C. Impact of the Judgment
- Broader Appeals: Employees may raise fresh UDA s.6 grounds—including protected disclosures—on appeal. Practitioners must now prepare for a full merits hearing in the Labour Court.
- Reduced Reliance on “Mutuality”: Tribunals must apply the Karshan five-question test, potentially re-classifying many “self-employed” individuals as employees.
- Procedural Re-engineering: Labour Court rules may require revision to align with this ruling, ensuring parties can ventilate new evidence without artificial barriers.
- Litigation Strategy: Employers can no longer assume that unpleaded issues are off-limits on appeal; comprehensive defence preparation is essential from the outset.
- Protected Disclosures: The judgment reinforces that whistle-blowing dismissal claims remain within the UDA framework, not the Protected Disclosures Act, yet enjoy heightened remedies.
4. Complex Concepts Simplified
- De Novo Appeal: A complete rehearing where the appellate body makes fresh findings, unaffected by the lower tribunal’s decision.
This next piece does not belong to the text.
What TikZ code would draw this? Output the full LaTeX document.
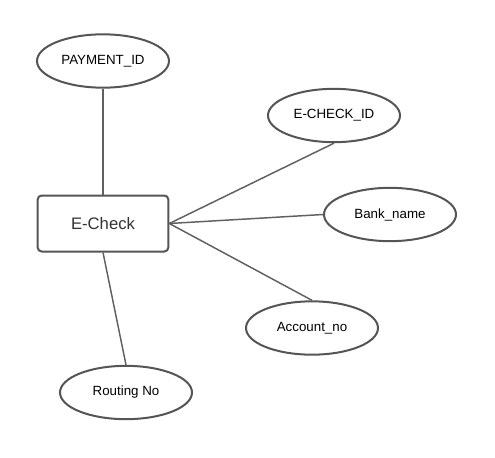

- Mutuality of Obligation: Traditional test asking whether the employer is obliged to provide work and the worker obliged to perform it. Post-Karshan, it is only part of a wider inquiry.
- Protected Disclosure: A report by a worker of wrongdoing, protected by statute. If dismissal is “wholly or mainly” for making such a disclosure, it is automatically unfair.
- Section 10A Appeal: A High Court mechanism to set aside Labour Court determinations that are legally erroneous.
5. Conclusion
Hanley is a pivotal decision that simultaneously widens the evidential canvas of Labour Court appeals and modernises employment-status evaluation. Bolger J.’s judgment underscores that:
- The Labour Court’s jurisdiction is expansive and de novo; it cannot confine itself to the narrative crafted before the WRC.
- Employment status must be assessed through the holistic, Supreme-Court-endorsed framework, not a narrow mutuality lens.
- Dismissals linked to whistle-blowing remain firmly within the Unfair Dismissals Act, unlocking extended remedies without altering claim type.
Practitioners should recalibrate their strategies accordingly: appeals demand exhaustive preparation, and contractual classifications warrant renewed scrutiny. Legislatively, the decision harmonises appellate practice with constitutional fair-hearing principles and Supreme Court precedent, promising a more consistent and rights-compliant employment law landscape.